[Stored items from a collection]
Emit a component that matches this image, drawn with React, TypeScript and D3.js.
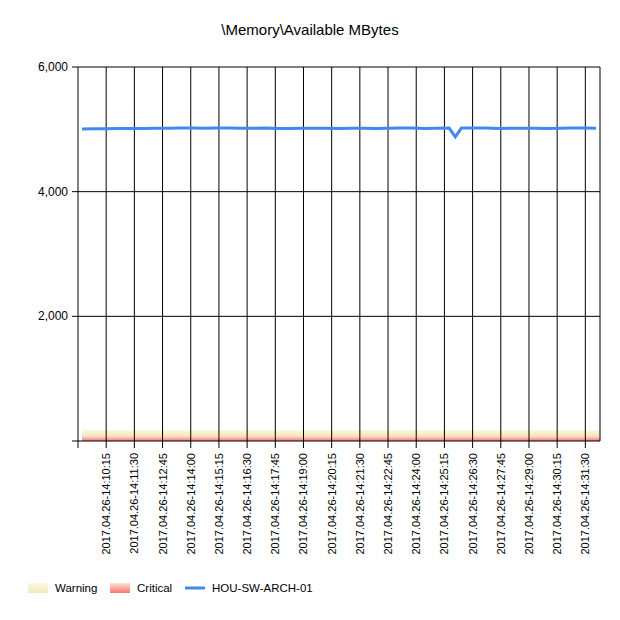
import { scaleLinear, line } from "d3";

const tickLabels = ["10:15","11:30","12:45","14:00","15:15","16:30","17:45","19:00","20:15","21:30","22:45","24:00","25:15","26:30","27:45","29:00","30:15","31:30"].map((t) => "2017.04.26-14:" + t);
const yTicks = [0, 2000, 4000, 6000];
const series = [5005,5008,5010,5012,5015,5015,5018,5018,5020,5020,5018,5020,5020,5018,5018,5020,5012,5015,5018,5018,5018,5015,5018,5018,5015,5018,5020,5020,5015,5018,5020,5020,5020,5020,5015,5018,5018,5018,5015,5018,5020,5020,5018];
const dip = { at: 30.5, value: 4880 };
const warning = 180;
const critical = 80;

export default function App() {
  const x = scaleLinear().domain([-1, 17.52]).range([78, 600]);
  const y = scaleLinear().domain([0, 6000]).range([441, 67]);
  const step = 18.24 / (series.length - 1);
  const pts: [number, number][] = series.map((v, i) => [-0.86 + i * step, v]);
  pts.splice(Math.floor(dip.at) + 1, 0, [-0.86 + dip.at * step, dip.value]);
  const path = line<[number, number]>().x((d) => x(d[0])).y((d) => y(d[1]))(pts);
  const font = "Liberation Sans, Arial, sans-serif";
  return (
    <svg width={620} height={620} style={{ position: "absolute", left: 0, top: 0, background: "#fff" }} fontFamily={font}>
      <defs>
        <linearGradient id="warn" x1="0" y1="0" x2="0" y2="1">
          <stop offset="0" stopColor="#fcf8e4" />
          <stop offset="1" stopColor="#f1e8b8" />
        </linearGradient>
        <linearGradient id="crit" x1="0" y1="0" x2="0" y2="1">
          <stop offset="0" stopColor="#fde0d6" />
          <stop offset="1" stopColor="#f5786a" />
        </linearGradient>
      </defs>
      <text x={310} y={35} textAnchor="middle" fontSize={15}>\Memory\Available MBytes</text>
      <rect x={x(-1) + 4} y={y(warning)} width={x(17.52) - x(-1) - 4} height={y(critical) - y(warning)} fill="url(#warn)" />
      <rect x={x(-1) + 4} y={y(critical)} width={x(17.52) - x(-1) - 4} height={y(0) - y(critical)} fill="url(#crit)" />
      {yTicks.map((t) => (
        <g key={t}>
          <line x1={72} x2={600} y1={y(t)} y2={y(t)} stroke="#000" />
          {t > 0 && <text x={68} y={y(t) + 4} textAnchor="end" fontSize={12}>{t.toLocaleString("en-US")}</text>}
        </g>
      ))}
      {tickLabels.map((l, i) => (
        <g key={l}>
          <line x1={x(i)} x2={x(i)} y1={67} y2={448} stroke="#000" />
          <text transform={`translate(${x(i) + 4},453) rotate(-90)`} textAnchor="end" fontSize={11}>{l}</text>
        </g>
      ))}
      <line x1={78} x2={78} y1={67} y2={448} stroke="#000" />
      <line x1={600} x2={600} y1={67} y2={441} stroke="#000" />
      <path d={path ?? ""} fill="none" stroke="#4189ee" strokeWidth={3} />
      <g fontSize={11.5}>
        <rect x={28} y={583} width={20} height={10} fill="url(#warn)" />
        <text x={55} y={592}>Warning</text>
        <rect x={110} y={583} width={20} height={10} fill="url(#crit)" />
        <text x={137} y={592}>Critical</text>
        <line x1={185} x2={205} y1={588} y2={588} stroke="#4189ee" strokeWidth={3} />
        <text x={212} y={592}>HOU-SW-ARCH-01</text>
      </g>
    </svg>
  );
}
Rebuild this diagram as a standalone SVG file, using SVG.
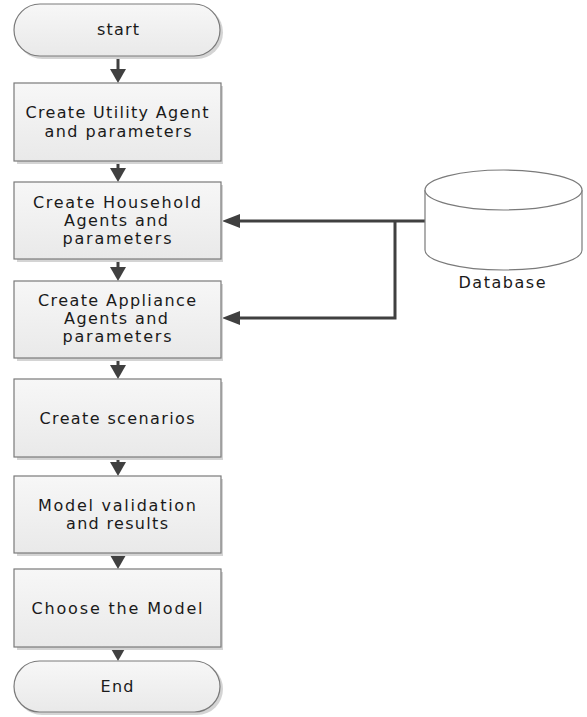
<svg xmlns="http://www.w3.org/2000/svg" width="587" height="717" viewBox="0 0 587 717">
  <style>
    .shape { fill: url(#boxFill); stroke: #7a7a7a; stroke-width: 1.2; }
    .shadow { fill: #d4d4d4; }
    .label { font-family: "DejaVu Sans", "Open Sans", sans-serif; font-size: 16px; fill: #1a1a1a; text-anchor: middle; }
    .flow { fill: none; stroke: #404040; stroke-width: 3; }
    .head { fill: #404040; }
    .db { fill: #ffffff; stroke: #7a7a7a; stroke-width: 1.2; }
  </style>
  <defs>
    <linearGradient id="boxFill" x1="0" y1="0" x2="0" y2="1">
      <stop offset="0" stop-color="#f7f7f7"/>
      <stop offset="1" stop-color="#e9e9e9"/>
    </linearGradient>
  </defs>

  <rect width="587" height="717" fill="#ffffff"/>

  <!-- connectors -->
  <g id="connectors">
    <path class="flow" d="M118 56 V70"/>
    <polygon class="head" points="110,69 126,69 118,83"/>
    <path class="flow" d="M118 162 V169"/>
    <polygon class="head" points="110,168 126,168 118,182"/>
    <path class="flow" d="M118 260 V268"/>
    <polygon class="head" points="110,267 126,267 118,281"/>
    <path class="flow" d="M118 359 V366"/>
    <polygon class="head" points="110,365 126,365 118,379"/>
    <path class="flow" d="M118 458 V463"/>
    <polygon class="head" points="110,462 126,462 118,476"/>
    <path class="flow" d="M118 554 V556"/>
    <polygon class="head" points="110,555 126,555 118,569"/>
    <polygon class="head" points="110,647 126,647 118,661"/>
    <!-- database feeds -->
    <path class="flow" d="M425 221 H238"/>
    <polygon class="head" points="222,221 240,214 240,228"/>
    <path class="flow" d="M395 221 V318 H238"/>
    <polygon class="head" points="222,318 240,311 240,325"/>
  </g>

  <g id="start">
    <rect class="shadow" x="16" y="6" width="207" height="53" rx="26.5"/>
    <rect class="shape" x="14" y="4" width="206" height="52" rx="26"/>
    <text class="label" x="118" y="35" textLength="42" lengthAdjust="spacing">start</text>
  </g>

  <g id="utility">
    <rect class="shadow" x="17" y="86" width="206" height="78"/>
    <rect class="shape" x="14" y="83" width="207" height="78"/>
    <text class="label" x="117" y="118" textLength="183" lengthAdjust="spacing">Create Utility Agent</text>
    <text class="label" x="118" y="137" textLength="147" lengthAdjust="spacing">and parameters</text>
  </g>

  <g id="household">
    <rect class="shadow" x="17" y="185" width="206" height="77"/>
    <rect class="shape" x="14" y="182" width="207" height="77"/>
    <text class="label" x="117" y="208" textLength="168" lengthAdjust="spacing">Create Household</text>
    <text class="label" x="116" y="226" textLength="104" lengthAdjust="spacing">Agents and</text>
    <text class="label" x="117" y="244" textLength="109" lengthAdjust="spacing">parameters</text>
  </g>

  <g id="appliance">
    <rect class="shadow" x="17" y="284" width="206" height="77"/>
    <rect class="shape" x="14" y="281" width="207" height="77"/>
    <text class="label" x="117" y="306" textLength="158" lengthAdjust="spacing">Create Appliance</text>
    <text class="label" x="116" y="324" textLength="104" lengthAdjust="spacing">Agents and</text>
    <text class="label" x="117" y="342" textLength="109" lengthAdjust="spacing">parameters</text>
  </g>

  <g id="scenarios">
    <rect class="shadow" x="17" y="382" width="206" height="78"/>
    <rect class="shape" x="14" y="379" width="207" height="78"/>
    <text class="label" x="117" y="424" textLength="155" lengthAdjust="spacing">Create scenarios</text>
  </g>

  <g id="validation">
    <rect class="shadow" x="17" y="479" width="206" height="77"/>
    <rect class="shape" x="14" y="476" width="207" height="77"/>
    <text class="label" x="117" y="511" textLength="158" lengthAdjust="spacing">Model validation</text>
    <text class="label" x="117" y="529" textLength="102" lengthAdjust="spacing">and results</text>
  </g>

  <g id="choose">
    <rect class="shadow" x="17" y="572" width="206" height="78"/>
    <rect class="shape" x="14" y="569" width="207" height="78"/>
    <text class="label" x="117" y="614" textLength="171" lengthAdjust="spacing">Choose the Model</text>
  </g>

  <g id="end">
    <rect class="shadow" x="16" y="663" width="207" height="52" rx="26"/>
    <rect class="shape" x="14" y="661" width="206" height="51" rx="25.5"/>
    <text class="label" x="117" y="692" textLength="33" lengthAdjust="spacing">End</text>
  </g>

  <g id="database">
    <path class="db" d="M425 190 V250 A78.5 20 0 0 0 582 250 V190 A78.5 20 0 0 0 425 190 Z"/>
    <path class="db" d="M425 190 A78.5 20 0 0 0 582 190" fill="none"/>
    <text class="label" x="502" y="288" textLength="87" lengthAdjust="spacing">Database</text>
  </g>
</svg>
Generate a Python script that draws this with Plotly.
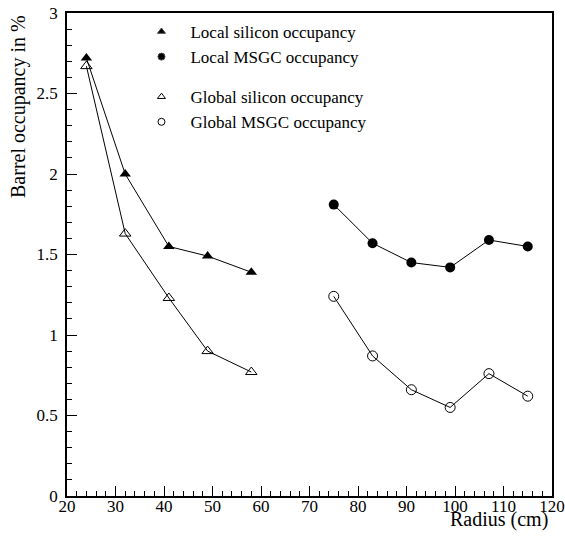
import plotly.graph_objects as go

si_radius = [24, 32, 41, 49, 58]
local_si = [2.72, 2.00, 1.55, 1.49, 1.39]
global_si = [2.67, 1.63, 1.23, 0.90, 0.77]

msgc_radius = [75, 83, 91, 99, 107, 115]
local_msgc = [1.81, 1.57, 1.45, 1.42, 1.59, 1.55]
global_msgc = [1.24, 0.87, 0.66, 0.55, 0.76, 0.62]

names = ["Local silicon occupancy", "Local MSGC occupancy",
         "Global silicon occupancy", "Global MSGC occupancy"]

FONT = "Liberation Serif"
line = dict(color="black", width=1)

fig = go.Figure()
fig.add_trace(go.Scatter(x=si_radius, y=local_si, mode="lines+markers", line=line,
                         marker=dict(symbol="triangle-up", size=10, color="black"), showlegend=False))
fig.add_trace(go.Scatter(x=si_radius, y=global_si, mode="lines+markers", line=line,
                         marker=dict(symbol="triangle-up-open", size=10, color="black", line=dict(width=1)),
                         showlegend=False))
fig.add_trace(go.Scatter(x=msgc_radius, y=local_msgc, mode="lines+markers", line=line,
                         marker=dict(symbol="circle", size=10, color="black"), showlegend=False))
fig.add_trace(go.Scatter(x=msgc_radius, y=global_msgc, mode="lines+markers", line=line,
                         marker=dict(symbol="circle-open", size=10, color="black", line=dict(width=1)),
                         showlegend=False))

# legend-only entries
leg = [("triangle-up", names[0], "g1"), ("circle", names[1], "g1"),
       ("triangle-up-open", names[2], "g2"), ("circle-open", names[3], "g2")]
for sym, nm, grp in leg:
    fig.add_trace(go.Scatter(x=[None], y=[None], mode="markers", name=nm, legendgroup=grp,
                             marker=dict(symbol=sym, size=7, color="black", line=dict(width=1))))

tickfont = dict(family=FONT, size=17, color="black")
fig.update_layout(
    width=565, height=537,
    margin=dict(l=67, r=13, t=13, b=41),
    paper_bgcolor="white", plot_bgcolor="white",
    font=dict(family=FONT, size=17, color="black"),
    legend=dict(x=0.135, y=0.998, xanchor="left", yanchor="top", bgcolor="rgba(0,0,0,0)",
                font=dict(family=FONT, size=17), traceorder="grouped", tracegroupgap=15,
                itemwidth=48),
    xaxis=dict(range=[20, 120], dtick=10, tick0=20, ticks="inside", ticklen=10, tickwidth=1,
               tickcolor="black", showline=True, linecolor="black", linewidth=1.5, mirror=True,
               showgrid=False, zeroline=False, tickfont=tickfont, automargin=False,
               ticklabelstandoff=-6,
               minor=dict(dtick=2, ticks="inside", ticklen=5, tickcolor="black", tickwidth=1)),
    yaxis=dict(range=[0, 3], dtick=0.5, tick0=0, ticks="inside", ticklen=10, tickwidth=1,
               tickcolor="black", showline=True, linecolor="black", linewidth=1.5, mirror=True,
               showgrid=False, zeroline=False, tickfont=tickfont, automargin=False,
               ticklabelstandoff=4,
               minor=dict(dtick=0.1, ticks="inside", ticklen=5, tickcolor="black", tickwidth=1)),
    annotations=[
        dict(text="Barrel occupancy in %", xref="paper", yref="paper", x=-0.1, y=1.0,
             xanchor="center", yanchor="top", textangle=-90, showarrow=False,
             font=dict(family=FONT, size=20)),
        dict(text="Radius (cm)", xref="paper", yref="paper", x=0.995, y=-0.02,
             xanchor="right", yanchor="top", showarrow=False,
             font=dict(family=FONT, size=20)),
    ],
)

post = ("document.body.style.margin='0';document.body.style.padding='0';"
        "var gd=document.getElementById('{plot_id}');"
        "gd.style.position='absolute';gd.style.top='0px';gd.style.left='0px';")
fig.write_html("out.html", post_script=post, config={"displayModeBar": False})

**TASK OBJECTIVE**
Up in the listing, locate the line with "Generate a Python"; print it and every line after it down to the line with "global_msgc = [1.24, 0.87, 0.66, 0.55, 0.76, 0.62]", which is included too. Skip the pictures.

**REPLY**
Generate a Python script that draws this with Plotly.
import plotly.graph_objects as go

si_radius = [24, 32, 41, 49, 58]
local_si = [2.72, 2.00, 1.55, 1.49, 1.39]
global_si = [2.67, 1.63, 1.23, 0.90, 0.77]

msgc_radius = [75, 83, 91, 99, 107, 115]
local_msgc = [1.81, 1.57, 1.45, 1.42, 1.59, 1.55]
global_msgc = [1.24, 0.87, 0.66, 0.55, 0.76, 0.62]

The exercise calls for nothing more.